Einer teleologisch extensiven Auslegung bedarf es nicht, wenn der Bestand des Nachlasses bereits unmittelbar vom Wortlaut des § 199 Abs. 1 BGB erfasst wird. Dies ist zu verneinen. Teilweise wird vertreten, der Bestand des Nachlasses gehöre zu den den Anspruch begründenden Umständen, da er für die Höhe des Pflichtteils von Bedeutung sei.[17] Indes kann dieser Lösungsansatz in den Fällen nachträglicher Kenntniserlangung nicht überzeugen, nähert er sich der Lösung doch von der Rechtsfolgenseite. Für diese Ansicht könnte die Art des Pflichtteilsanspruchs sprechen.
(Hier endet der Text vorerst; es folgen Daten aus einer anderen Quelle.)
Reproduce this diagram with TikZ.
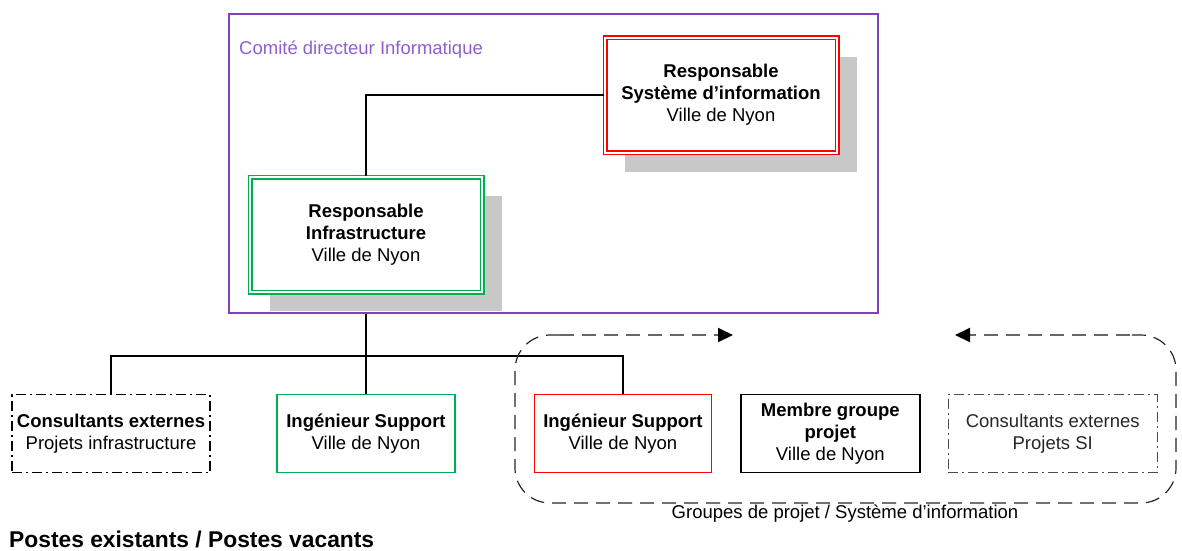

Dieser ist auf die Zahlung einer Geldsumme gerichtet, dessen Höhe nach § 2303 Abs. 1 S. 2 BGB in der Hälfte des Wertes des gesetzlichen Erbteils besteht. Soweit der Anspruch auf die Zahlung einer Geldsumme gerichtet ist, setzt er denklogisch einen werthaltigen Nachlass voraus. Hätte der Nachlass keinen Wert, so kann auch kein auf Geldzahlung gerichteter Anspruch bestehen. Jedoch liegt die Besonderheit der Fälle nachträglicher Kenntniserlangung darin, dass nachträglich ein weiterer zum Nachlass gehörender Gegenstand auftaucht. Die Werthaltigkeit dieses Nachlassgegenstandes ist dann jedoch nur noch für die Höhe des Pflichtteils von Bedeutung. Allein die Höhe des Pflichtteils betrifft aber nur die Rechtsfolge und nicht die Entstehung des Pflichtteilsanspruchs. Anders zu beurteilen wäre der Fall nur dann, wenn der nachträglich aufgetauchte Nachlassgegenstand der einzig werthaltige wäre. In diesem Fall kann der auf Geldzahlung gerichtete Pflichtteilsanspruch auch erst mit dem nachträglich aufgetauchten Nachlassgegenstand entstehen.

[17] Damrau, in ZEV 2009, 277; Joachim, in ZEV 2013, 262.